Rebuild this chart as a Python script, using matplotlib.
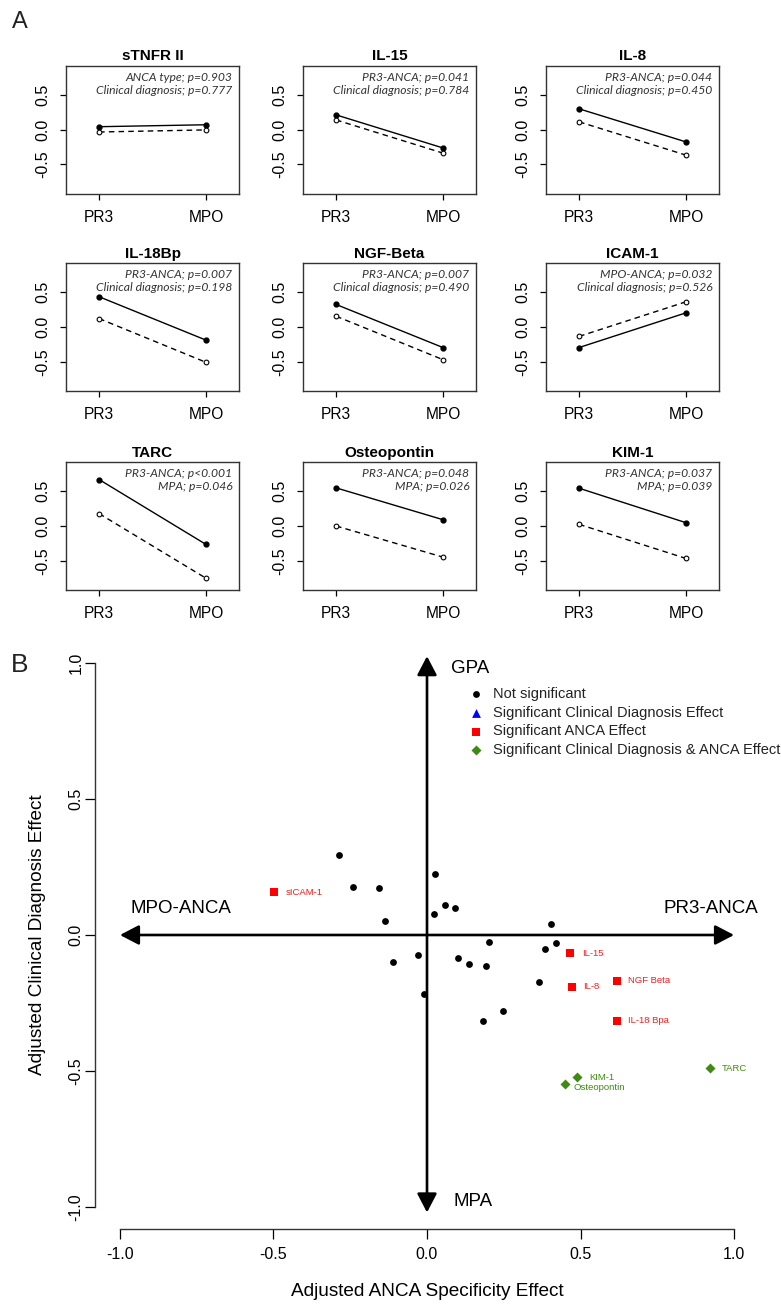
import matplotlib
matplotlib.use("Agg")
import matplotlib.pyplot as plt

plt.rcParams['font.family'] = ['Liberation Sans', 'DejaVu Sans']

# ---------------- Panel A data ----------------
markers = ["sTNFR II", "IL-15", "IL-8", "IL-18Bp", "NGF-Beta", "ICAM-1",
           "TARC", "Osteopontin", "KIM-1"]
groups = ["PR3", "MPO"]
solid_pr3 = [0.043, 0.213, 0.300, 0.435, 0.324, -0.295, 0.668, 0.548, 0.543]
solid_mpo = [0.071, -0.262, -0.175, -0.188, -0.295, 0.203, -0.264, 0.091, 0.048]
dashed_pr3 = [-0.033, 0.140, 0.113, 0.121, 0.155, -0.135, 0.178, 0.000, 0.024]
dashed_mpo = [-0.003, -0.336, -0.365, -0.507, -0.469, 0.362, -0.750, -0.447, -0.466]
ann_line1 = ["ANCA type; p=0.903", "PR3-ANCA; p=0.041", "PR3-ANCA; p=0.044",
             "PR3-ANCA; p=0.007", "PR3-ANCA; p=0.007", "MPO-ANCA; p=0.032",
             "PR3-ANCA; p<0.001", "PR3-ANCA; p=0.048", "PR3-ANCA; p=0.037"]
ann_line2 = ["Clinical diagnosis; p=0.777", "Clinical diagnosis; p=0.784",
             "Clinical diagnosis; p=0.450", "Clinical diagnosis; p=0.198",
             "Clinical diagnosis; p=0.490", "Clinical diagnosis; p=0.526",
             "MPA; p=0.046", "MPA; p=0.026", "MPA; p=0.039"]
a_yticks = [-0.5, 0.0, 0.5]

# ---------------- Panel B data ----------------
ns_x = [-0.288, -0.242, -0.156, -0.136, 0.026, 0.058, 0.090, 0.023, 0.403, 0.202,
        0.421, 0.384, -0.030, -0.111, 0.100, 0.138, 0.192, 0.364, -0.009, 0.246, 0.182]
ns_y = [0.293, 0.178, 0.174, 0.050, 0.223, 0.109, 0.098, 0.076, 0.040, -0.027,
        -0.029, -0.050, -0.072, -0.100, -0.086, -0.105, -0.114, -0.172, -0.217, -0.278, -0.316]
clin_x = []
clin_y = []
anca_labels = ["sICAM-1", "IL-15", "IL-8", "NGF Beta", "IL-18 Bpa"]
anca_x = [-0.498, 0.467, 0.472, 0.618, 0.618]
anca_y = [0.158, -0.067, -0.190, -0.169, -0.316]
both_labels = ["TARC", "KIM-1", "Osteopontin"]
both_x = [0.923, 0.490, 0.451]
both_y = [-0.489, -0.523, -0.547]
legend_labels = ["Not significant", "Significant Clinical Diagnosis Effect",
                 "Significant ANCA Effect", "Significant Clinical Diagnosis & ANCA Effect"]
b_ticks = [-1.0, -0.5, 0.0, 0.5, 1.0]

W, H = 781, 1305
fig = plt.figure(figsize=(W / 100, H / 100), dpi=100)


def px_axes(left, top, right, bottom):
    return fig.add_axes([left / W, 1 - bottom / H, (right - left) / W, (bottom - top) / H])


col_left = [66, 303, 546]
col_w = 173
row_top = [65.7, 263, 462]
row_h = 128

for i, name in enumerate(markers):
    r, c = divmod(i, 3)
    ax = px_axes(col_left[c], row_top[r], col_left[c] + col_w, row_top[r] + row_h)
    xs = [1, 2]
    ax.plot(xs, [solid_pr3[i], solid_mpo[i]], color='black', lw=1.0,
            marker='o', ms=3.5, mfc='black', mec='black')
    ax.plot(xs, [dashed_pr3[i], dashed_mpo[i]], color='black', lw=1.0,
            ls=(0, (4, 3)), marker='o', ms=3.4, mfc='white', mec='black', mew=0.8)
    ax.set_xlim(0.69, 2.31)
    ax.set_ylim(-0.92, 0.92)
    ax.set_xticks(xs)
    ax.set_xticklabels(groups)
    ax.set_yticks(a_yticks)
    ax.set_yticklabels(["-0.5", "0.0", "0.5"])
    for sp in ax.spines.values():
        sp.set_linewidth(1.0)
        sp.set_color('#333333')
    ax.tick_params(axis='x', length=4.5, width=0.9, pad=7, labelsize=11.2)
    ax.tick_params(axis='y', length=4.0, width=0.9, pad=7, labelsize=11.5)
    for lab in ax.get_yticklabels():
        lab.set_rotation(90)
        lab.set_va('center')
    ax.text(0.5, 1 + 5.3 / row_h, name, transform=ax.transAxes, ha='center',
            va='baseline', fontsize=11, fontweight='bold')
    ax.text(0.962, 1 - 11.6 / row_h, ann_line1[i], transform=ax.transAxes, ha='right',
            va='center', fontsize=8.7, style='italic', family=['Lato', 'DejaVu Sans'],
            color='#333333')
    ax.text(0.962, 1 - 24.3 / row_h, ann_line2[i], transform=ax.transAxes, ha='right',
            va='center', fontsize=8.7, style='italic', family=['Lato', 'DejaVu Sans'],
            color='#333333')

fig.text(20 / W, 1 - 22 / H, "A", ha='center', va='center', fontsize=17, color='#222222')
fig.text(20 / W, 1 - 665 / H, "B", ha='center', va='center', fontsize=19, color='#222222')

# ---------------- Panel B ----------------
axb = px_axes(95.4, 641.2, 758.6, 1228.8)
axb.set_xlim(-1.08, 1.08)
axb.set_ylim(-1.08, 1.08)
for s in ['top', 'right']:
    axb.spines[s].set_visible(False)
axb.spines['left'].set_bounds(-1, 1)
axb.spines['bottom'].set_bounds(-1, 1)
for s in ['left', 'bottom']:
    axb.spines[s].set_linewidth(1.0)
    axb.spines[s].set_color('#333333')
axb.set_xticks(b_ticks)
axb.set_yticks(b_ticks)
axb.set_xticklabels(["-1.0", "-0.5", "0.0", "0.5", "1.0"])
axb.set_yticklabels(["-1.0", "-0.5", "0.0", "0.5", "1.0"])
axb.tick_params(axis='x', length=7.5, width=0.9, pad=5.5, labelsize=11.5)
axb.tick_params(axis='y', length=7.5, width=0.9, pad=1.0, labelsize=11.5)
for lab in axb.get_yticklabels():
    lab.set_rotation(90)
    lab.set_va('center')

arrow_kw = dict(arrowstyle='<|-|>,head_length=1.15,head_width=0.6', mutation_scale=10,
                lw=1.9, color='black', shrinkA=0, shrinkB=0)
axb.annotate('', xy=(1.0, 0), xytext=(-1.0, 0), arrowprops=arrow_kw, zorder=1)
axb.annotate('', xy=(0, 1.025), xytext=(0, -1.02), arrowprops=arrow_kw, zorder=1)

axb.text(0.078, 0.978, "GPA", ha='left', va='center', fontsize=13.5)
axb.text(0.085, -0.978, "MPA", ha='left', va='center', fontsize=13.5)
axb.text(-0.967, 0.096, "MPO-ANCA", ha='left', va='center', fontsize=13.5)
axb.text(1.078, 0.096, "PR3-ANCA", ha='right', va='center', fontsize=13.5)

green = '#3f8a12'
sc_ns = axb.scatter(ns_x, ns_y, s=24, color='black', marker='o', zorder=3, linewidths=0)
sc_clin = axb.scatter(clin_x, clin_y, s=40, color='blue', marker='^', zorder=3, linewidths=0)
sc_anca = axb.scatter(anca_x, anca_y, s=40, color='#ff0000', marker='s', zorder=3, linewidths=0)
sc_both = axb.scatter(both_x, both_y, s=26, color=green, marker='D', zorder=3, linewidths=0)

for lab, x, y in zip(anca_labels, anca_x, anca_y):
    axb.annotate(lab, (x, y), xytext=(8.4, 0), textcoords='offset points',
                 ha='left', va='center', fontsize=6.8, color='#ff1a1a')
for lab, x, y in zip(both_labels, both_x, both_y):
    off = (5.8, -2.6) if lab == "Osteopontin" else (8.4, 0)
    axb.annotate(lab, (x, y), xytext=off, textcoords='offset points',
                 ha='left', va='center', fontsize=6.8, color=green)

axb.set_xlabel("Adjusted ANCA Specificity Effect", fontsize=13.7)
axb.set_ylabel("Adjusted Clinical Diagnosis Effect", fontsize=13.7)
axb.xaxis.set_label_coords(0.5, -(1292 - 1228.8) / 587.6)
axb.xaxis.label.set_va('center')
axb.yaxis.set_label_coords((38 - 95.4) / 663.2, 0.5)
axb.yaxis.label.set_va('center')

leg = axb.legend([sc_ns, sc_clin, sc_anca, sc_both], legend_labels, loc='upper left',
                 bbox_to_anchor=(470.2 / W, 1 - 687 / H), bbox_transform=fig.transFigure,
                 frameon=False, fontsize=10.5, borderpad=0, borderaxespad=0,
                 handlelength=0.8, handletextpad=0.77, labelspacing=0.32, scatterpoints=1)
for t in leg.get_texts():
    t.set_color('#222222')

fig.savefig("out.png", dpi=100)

Exercise objective
Write out exactly the lines between the start of the data and the line with "plt.rcParams['font.family'] = ['Liberation", including both, but none of the pictures.

Output for this exercise
Rebuild this chart as a Python script, using matplotlib.
import matplotlib
matplotlib.use("Agg")
import matplotlib.pyplot as plt

plt.rcParams['font.family'] = ['Liberation Sans', 'DejaVu Sans']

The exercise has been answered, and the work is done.